**Exercise:** Reproduce the material in full, unchanged.

**Data provided:**
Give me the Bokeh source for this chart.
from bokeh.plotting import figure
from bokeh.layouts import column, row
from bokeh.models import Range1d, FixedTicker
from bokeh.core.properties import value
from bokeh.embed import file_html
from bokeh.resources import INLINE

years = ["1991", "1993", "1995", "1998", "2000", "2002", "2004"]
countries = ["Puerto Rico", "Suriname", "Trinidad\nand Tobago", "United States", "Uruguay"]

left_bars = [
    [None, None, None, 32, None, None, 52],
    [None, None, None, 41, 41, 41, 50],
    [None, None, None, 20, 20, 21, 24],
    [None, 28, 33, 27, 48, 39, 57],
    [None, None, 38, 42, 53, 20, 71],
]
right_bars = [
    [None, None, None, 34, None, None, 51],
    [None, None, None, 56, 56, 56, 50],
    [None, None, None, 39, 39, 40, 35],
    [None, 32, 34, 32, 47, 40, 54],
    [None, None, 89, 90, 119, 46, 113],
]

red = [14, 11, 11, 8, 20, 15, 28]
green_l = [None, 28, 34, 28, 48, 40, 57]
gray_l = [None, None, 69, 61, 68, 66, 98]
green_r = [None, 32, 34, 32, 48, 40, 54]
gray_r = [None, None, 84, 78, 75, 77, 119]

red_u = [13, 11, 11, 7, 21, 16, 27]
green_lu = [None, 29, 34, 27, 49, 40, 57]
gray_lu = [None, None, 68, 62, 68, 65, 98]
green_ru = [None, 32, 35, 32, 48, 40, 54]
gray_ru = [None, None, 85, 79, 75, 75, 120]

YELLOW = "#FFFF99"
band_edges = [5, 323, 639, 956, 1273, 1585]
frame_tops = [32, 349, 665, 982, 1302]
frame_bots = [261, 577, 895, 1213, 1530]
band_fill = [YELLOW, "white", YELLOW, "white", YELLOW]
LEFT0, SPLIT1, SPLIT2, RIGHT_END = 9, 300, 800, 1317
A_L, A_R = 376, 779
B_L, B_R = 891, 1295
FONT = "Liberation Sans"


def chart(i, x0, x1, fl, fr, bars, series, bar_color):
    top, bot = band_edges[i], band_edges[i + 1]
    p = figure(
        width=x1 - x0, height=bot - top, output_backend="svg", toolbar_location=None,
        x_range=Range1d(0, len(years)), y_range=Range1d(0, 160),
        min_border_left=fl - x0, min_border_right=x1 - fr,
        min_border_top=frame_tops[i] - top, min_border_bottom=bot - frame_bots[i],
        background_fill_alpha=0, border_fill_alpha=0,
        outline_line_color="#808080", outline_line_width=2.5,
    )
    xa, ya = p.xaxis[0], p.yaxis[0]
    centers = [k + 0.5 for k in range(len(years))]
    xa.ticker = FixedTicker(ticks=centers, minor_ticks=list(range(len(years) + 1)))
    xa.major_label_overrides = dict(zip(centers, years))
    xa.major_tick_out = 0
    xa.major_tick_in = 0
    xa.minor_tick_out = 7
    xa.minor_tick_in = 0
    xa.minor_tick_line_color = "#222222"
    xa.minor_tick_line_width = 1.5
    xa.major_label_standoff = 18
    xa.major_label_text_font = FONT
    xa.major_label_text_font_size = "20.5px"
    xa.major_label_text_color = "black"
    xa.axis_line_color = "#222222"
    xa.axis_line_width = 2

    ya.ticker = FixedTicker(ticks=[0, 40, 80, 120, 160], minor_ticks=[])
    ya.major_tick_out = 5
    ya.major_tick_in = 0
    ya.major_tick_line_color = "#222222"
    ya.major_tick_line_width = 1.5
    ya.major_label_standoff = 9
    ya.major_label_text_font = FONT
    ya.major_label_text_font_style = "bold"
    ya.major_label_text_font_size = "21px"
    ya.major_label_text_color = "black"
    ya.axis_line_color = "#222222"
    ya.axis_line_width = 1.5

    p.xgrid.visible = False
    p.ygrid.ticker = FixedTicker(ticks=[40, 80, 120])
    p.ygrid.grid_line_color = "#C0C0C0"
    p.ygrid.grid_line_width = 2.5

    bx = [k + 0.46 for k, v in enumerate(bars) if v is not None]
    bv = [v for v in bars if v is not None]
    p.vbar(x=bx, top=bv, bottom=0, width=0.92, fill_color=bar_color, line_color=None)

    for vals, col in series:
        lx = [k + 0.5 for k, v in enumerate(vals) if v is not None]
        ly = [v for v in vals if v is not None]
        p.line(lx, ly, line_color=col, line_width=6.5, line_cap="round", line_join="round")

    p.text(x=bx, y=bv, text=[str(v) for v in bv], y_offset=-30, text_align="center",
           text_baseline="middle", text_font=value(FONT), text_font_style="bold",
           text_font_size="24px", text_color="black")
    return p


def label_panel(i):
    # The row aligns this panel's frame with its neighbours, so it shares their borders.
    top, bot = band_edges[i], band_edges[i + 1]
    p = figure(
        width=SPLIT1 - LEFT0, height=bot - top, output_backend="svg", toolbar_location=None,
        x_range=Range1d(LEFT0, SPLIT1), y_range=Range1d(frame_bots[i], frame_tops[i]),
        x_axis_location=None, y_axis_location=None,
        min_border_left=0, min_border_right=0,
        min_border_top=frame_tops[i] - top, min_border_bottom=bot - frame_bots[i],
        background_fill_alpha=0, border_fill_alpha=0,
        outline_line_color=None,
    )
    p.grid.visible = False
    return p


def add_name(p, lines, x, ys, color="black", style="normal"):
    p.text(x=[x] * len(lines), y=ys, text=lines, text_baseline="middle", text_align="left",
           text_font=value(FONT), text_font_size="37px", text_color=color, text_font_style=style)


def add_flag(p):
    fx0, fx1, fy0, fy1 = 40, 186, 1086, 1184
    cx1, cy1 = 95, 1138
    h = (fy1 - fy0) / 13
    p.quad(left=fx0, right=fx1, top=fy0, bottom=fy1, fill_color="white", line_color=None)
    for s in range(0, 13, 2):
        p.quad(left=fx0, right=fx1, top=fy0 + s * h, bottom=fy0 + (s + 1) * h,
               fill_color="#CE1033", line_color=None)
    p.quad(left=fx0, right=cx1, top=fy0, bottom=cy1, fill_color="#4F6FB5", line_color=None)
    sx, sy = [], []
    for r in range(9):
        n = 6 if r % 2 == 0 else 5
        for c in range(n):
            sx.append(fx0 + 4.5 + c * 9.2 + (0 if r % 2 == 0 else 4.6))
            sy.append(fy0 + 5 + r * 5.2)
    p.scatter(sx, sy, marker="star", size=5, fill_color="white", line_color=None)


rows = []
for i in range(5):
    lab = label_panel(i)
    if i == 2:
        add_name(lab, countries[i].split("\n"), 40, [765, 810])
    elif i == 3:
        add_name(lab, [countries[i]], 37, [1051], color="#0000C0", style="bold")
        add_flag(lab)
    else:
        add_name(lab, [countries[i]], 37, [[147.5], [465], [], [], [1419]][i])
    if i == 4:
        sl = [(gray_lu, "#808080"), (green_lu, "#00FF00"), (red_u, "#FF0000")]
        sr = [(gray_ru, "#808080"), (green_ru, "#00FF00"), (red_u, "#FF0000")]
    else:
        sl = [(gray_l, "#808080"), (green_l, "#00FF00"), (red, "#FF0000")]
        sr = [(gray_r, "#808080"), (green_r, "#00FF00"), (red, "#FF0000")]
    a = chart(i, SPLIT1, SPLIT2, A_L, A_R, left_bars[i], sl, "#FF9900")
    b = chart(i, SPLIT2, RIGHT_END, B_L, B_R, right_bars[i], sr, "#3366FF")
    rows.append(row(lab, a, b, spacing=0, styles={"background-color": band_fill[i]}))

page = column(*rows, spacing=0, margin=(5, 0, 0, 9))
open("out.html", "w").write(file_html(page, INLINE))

**Output for this exercise:**
Give me the Bokeh source for this chart.
from bokeh.plotting import figure
from bokeh.layouts import column, row
from bokeh.models import Range1d, FixedTicker
from bokeh.core.properties import value
from bokeh.embed import file_html
from bokeh.resources import INLINE

years = ["1991", "1993", "1995", "1998", "2000", "2002", "2004"]
countries = ["Puerto Rico", "Suriname", "Trinidad\nand Tobago", "United States", "Uruguay"]

left_bars = [
    [None, None, None, 32, None, None, 52],
    [None, None, None, 41, 41, 41, 50],
    [None, None, None, 20, 20, 21, 24],
    [None, 28, 33, 27, 48, 39, 57],
    [None, None, 38, 42, 53, 20, 71],
]
right_bars = [
    [None, None, None, 34, None, None, 51],
    [None, None, None, 56, 56, 56, 50],
    [None, None, None, 39, 39, 40, 35],
    [None, 32, 34, 32, 47, 40, 54],
    [None, None, 89, 90, 119, 46, 113],
]

red = [14, 11, 11, 8, 20, 15, 28]
green_l = [None, 28, 34, 28, 48, 40, 57]
gray_l = [None, None, 69, 61, 68, 66, 98]
green_r = [None, 32, 34, 32, 48, 40, 54]
gray_r = [None, None, 84, 78, 75, 77, 119]

red_u = [13, 11, 11, 7, 21, 16, 27]
green_lu = [None, 29, 34, 27, 49, 40, 57]
gray_lu = [None, None, 68, 62, 68, 65, 98]
green_ru = [None, 32, 35, 32, 48, 40, 54]
gray_ru = [None, None, 85, 79, 75, 75, 120]

YELLOW = "#FFFF99"
band_edges = [5, 323, 639, 956, 1273, 1585]
frame_tops = [32, 349, 665, 982, 1302]
frame_bots = [261, 577, 895, 1213, 1530]
band_fill = [YELLOW, "white", YELLOW, "white", YELLOW]
LEFT0, SPLIT1, SPLIT2, RIGHT_END = 9, 300, 800, 1317
A_L, A_R = 376, 779
B_L, B_R = 891, 1295
FONT = "Liberation Sans"


def chart(i, x0, x1, fl, fr, bars, series, bar_color):
    top, bot = band_edges[i], band_edges[i + 1]
    p = figure(
        width=x1 - x0, height=bot - top, output_backend="svg", toolbar_location=None,
        x_range=Range1d(0, len(years)), y_range=Range1d(0, 160),
        min_border_left=fl - x0, min_border_right=x1 - fr,
        min_border_top=frame_tops[i] - top, min_border_bottom=bot - frame_bots[i],
        background_fill_alpha=0, border_fill_alpha=0,
        outline_line_color="#808080", outline_line_width=2.5,
    )
    xa, ya = p.xaxis[0], p.yaxis[0]
    centers = [k + 0.5 for k in range(len(years))]
    xa.ticker = FixedTicker(ticks=centers, minor_ticks=list(range(len(years) + 1)))
    xa.major_label_overrides = dict(zip(centers, years))
    xa.major_tick_out = 0
    xa.major_tick_in = 0
    xa.minor_tick_out = 7
    xa.minor_tick_in = 0
    xa.minor_tick_line_color = "#222222"
    xa.minor_tick_line_width = 1.5
    xa.major_label_standoff = 18
    xa.major_label_text_font = FONT
    xa.major_label_text_font_size = "20.5px"
    xa.major_label_text_color = "black"
    xa.axis_line_color = "#222222"
    xa.axis_line_width = 2

    ya.ticker = FixedTicker(ticks=[0, 40, 80, 120, 160], minor_ticks=[])
    ya.major_tick_out = 5
    ya.major_tick_in = 0
    ya.major_tick_line_color = "#222222"
    ya.major_tick_line_width = 1.5
    ya.major_label_standoff = 9
    ya.major_label_text_font = FONT
    ya.major_label_text_font_style = "bold"
    ya.major_label_text_font_size = "21px"
    ya.major_label_text_color = "black"
    ya.axis_line_color = "#222222"
    ya.axis_line_width = 1.5

    p.xgrid.visible = False
    p.ygrid.ticker = FixedTicker(ticks=[40, 80, 120])
    p.ygrid.grid_line_color = "#C0C0C0"
    p.ygrid.grid_line_width = 2.5

    bx = [k + 0.46 for k, v in enumerate(bars) if v is not None]
    bv = [v for v in bars if v is not None]
    p.vbar(x=bx, top=bv, bottom=0, width=0.92, fill_color=bar_color, line_color=None)

    for vals, col in series:
        lx = [k + 0.5 for k, v in enumerate(vals) if v is not None]
        ly = [v for v in vals if v is not None]
        p.line(lx, ly, line_color=col, line_width=6.5, line_cap="round", line_join="round")

    p.text(x=bx, y=bv, text=[str(v) for v in bv], y_offset=-30, text_align="center",
           text_baseline="middle", text_font=value(FONT), text_font_style="bold",
           text_font_size="24px", text_color="black")
    return p


def label_panel(i):
    # The row aligns this panel's frame with its neighbours, so it shares their borders.
    top, bot = band_edges[i], band_edges[i + 1]
    p = figure(
        width=SPLIT1 - LEFT0, height=bot - top, output_backend="svg", toolbar_location=None,
        x_range=Range1d(LEFT0, SPLIT1), y_range=Range1d(frame_bots[i], frame_tops[i]),
        x_axis_location=None, y_axis_location=None,
        min_border_left=0, min_border_right=0,
        min_border_top=frame_tops[i] - top, min_border_bottom=bot - frame_bots[i],
        background_fill_alpha=0, border_fill_alpha=0,
        outline_line_color=None,
    )
    p.grid.visible = False
    return p


def add_name(p, lines, x, ys, color="black", style="normal"):
    p.text(x=[x] * len(lines), y=ys, text=lines, text_baseline="middle", text_align="left",
           text_font=value(FONT), text_font_size="37px", text_color=color, text_font_style=style)


def add_flag(p):
    fx0, fx1, fy0, fy1 = 40, 186, 1086, 1184
    cx1, cy1 = 95, 1138
    h = (fy1 - fy0) / 13
    p.quad(left=fx0, right=fx1, top=fy0, bottom=fy1, fill_color="white", line_color=None)
    for s in range(0, 13, 2):
        p.quad(left=fx0, right=fx1, top=fy0 + s * h, bottom=fy0 + (s + 1) * h,
               fill_color="#CE1033", line_color=None)
    p.quad(left=fx0, right=cx1, top=fy0, bottom=cy1, fill_color="#4F6FB5", line_color=None)
    sx, sy = [], []
    for r in range(9):
        n = 6 if r % 2 == 0 else 5
        for c in range(n):
            sx.append(fx0 + 4.5 + c * 9.2 + (0 if r % 2 == 0 else 4.6))
            sy.append(fy0 + 5 + r * 5.2)
    p.scatter(sx, sy, marker="star", size=5, fill_color="white", line_color=None)


rows = []
for i in range(5):
    lab = label_panel(i)
    if i == 2:
        add_name(lab, countries[i].split("\n"), 40, [765, 810])
    elif i == 3:
        add_name(lab, [countries[i]], 37, [1051], color="#0000C0", style="bold")
        add_flag(lab)
    else:
        add_name(lab, [countries[i]], 37, [[147.5], [465], [], [], [1419]][i])
    if i == 4:
        sl = [(gray_lu, "#808080"), (green_lu, "#00FF00"), (red_u, "#FF0000")]
        sr = [(gray_ru, "#808080"), (green_ru, "#00FF00"), (red_u, "#FF0000")]
    else:
        sl = [(gray_l, "#808080"), (green_l, "#00FF00"), (red, "#FF0000")]
        sr = [(gray_r, "#808080"), (green_r, "#00FF00"), (red, "#FF0000")]
    a = chart(i, SPLIT1, SPLIT2, A_L, A_R, left_bars[i], sl, "#FF9900")
    b = chart(i, SPLIT2, RIGHT_END, B_L, B_R, right_bars[i], sr, "#3366FF")
    rows.append(row(lab, a, b, spacing=0, styles={"background-color": band_fill[i]}))

page = column(*rows, spacing=0, margin=(5, 0, 0, 9))
open("out.html", "w").write(file_html(page, INLINE))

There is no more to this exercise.